SUPPLIED MATERIAL:
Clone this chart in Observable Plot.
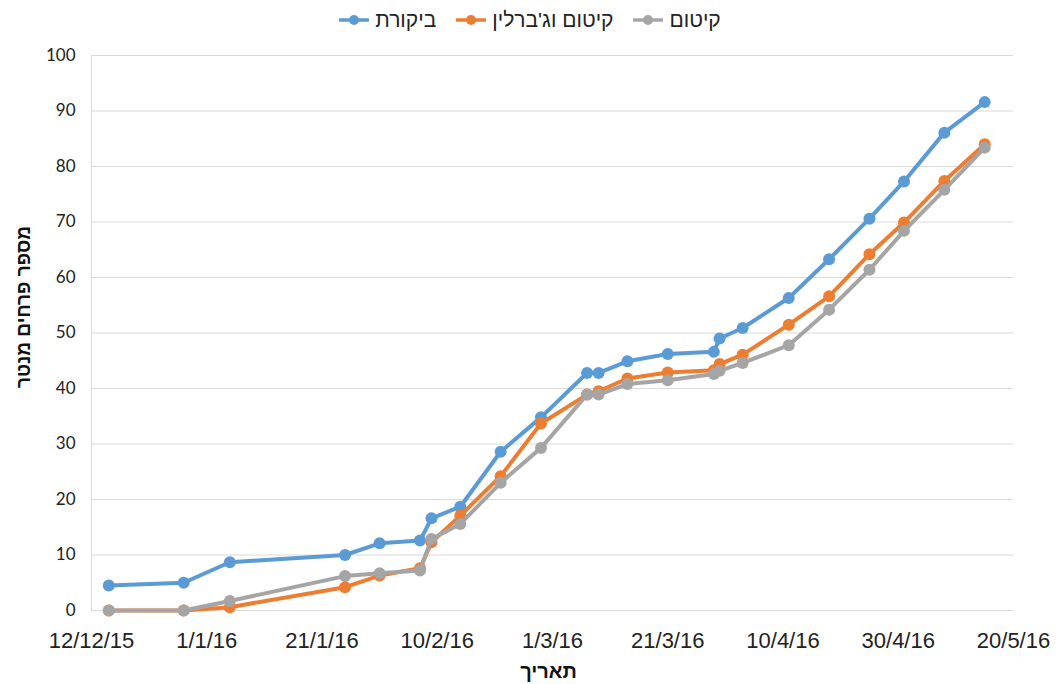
<!DOCTYPE html>
<html>
<head>
<meta charset="utf-8">
<script src="https://cdn.jsdelivr.net/npm/d3@7"></script>
<script src="https://cdn.jsdelivr.net/npm/@observablehq/plot@0.6"></script>
<style>
  body { margin: 0; background: #fff; font-family: "Liberation Sans", Arial, sans-serif; }
  #legend { height: 40px; display: flex; justify-content: center; align-items: center; direction: ltr; gap: 20px; padding-left: 0; }
  .item { display: flex; align-items: center; gap: 6px; font-size: 21px; color: #222; }
  .item span { direction: rtl; unicode-bidi: isolate; }
  #chart svg { display: block; }
</style>
</head>
<body>
<div id="legend"></div>
<div id="chart"></div>
<script>
const seriesNames = ["ביקורת", "קיטום וג'ברלין", "קיטום"];
const seriesColors = ["#5B9BD5", "#ED7D31", "#A5A5A5"];
const dates = ["2015-12-15","2015-12-28","2016-01-05","2016-01-25","2016-01-31","2016-02-07","2016-02-09","2016-02-14","2016-02-21","2016-02-28","2016-03-07","2016-03-09","2016-03-14","2016-03-21","2016-03-29","2016-03-30","2016-04-03","2016-04-11","2016-04-18","2016-04-25","2016-05-01","2016-05-08","2016-05-15"];
const control = [4.5, 5.0, 8.7, 10.0, 12.1, 12.6, 16.6, 18.7, 28.6, 34.8, 42.8, 42.8, 44.9, 46.2, 46.6, 49.0, 50.9, 56.3, 63.3, 70.6, 77.3, 86.1, 91.6];
const pruneGib = [0, 0, 0.6, 4.2, 6.3, 7.6, 12.3, 17.1, 24.2, 33.7, 38.9, 39.5, 41.8, 42.9, 43.3, 44.4, 46.1, 51.5, 56.6, 64.2, 69.9, 77.4, 84.0];
const prune = [0, 0, 1.7, 6.2, 6.7, 7.2, 12.9, 15.6, 23.0, 29.3, 38.9, 38.9, 40.8, 41.5, 42.6, 43.2, 44.6, 47.8, 54.2, 61.4, 68.4, 75.8, 83.4];
const xTicks = ["2015-12-12","2016-01-01","2016-01-21","2016-02-10","2016-03-01","2016-03-21","2016-04-10","2016-04-30","2016-05-20"];
const yTicks = [0,10,20,30,40,50,60,70,80,90,100];
const xTitle = "תאריך";
const yTitle = "מספר פרחים מנטר";

const parse = s => new Date(s + "T00:00:00Z");
const allSeries = [control, pruneGib, prune];
const rows = [];
allSeries.forEach((vals, i) => vals.forEach((v, j) => rows.push({date: parse(dates[j]), value: v, series: seriesNames[i]})));
const fmt = d => `${d.getUTCDate()}/${d.getUTCMonth() + 1}/${d.getUTCFullYear() % 100}`;

// legend
const legend = document.getElementById("legend");
seriesNames.forEach((name, i) => {
  const it = document.createElement("div");
  it.className = "item";
  it.innerHTML = `<svg width="30" height="14"><line x1="1" y1="7" x2="29" y2="7" stroke="${seriesColors[i]}" stroke-width="3.5" stroke-linecap="round"/><circle cx="15" cy="7" r="5" fill="${seriesColors[i]}"/></svg><span>${name}</span>`;
  legend.appendChild(it);
});

const marks = [
  Plot.ruleY(yTicks, {stroke: "#D9D9D9", strokeWidth: 1}),
  Plot.ruleX([parse(xTicks[0])], {stroke: "#D9D9D9", strokeWidth: 1}),
  Plot.axisX({ticks: xTicks.map(parse), tickFormat: fmt, tickSize: 0, tickPadding: 22, fontSize: 22, fontFamily: "Liberation Sans, Arial, sans-serif", label: null}),
  Plot.axisY({ticks: yTicks, tickSize: 0, tickPadding: 16, fontSize: 17, fontFamily: "Lato, sans-serif", label: null}),
];
seriesNames.forEach((name, i) => {
  const data = rows.filter(r => r.series === name);
  marks.push(Plot.line(data, {x: "date", y: "value", stroke: seriesColors[i], strokeWidth: 4, strokeLinejoin: "round"}));
  marks.push(Plot.dot(data, {x: "date", y: "value", fill: seriesColors[i], r: 6}));
});
marks.push(Plot.text([yTitle], {frameAnchor: "left", textAnchor: "middle", dx: -68, dy: -26, rotate: -90, fontSize: 19, fontWeight: "bold", fill: "#111", fontFamily: "Liberation Sans, Arial, sans-serif"}));
marks.push(Plot.text([xTitle], {frameAnchor: "bottom", dy: 67, dx: -4, fontSize: 20, fontWeight: "bold", fill: "#111", fontFamily: "Liberation Sans, Arial, sans-serif"}));

const chart = Plot.plot({
  width: 1060,
  height: 644,
  marginLeft: 91,
  marginRight: 47,
  marginTop: 15,
  marginBottom: 74,
  style: {background: "#fff", color: "#222", overflow: "visible"},
  x: {type: "utc", domain: [parse(xTicks[0]), parse(xTicks[xTicks.length - 1])]},
  y: {domain: [0, 100]},
  marks
});
document.getElementById("chart").appendChild(chart);
</script>
</body>
</html>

WHAT IS BEING ASKED:
Give back every line exactly as it stands, pictures excluded.

SOLUTION TO THIS PROBLEM:
Clone this chart in Observable Plot.
<!DOCTYPE html>
<html>
<head>
<meta charset="utf-8">
<script src="https://cdn.jsdelivr.net/npm/d3@7"></script>
<script src="https://cdn.jsdelivr.net/npm/@observablehq/plot@0.6"></script>
<style>
  body { margin: 0; background: #fff; font-family: "Liberation Sans", Arial, sans-serif; }
  #legend { height: 40px; display: flex; justify-content: center; align-items: center; direction: ltr; gap: 20px; padding-left: 0; }
  .item { display: flex; align-items: center; gap: 6px; font-size: 21px; color: #222; }
  .item span { direction: rtl; unicode-bidi: isolate; }
  #chart svg { display: block; }
</style>
</head>
<body>
<div id="legend"></div>
<div id="chart"></div>
<script>
const seriesNames = ["ביקורת", "קיטום וג'ברלין", "קיטום"];
const seriesColors = ["#5B9BD5", "#ED7D31", "#A5A5A5"];
const dates = ["2015-12-15","2015-12-28","2016-01-05","2016-01-25","2016-01-31","2016-02-07","2016-02-09","2016-02-14","2016-02-21","2016-02-28","2016-03-07","2016-03-09","2016-03-14","2016-03-21","2016-03-29","2016-03-30","2016-04-03","2016-04-11","2016-04-18","2016-04-25","2016-05-01","2016-05-08","2016-05-15"];
const control = [4.5, 5.0, 8.7, 10.0, 12.1, 12.6, 16.6, 18.7, 28.6, 34.8, 42.8, 42.8, 44.9, 46.2, 46.6, 49.0, 50.9, 56.3, 63.3, 70.6, 77.3, 86.1, 91.6];
const pruneGib = [0, 0, 0.6, 4.2, 6.3, 7.6, 12.3, 17.1, 24.2, 33.7, 38.9, 39.5, 41.8, 42.9, 43.3, 44.4, 46.1, 51.5, 56.6, 64.2, 69.9, 77.4, 84.0];
const prune = [0, 0, 1.7, 6.2, 6.7, 7.2, 12.9, 15.6, 23.0, 29.3, 38.9, 38.9, 40.8, 41.5, 42.6, 43.2, 44.6, 47.8, 54.2, 61.4, 68.4, 75.8, 83.4];
const xTicks = ["2015-12-12","2016-01-01","2016-01-21","2016-02-10","2016-03-01","2016-03-21","2016-04-10","2016-04-30","2016-05-20"];
const yTicks = [0,10,20,30,40,50,60,70,80,90,100];
const xTitle = "תאריך";
const yTitle = "מספר פרחים מנטר";

const parse = s => new Date(s + "T00:00:00Z");
const allSeries = [control, pruneGib, prune];
const rows = [];
allSeries.forEach((vals, i) => vals.forEach((v, j) => rows.push({date: parse(dates[j]), value: v, series: seriesNames[i]})));
const fmt = d => `${d.getUTCDate()}/${d.getUTCMonth() + 1}/${d.getUTCFullYear() % 100}`;

// legend
const legend = document.getElementById("legend");
seriesNames.forEach((name, i) => {
  const it = document.createElement("div");
  it.className = "item";
  it.innerHTML = `<svg width="30" height="14"><line x1="1" y1="7" x2="29" y2="7" stroke="${seriesColors[i]}" stroke-width="3.5" stroke-linecap="round"/><circle cx="15" cy="7" r="5" fill="${seriesColors[i]}"/></svg><span>${name}</span>`;
  legend.appendChild(it);
});

const marks = [
  Plot.ruleY(yTicks, {stroke: "#D9D9D9", strokeWidth: 1}),
  Plot.ruleX([parse(xTicks[0])], {stroke: "#D9D9D9", strokeWidth: 1}),
  Plot.axisX({ticks: xTicks.map(parse), tickFormat: fmt, tickSize: 0, tickPadding: 22, fontSize: 22, fontFamily: "Liberation Sans, Arial, sans-serif", label: null}),
  Plot.axisY({ticks: yTicks, tickSize: 0, tickPadding: 16, fontSize: 17, fontFamily: "Lato, sans-serif", label: null}),
];
seriesNames.forEach((name, i) => {
  const data = rows.filter(r => r.series === name);
  marks.push(Plot.line(data, {x: "date", y: "value", stroke: seriesColors[i], strokeWidth: 4, strokeLinejoin: "round"}));
  marks.push(Plot.dot(data, {x: "date", y: "value", fill: seriesColors[i], r: 6}));
});
marks.push(Plot.text([yTitle], {frameAnchor: "left", textAnchor: "middle", dx: -68, dy: -26, rotate: -90, fontSize: 19, fontWeight: "bold", fill: "#111", fontFamily: "Liberation Sans, Arial, sans-serif"}));
marks.push(Plot.text([xTitle], {frameAnchor: "bottom", dy: 67, dx: -4, fontSize: 20, fontWeight: "bold", fill: "#111", fontFamily: "Liberation Sans, Arial, sans-serif"}));

const chart = Plot.plot({
  width: 1060,
  height: 644,
  marginLeft: 91,
  marginRight: 47,
  marginTop: 15,
  marginBottom: 74,
  style: {background: "#fff", color: "#222", overflow: "visible"},
  x: {type: "utc", domain: [parse(xTicks[0]), parse(xTicks[xTicks.length - 1])]},
  y: {domain: [0, 100]},
  marks
});
document.getElementById("chart").appendChild(chart);
</script>
</body>
</html>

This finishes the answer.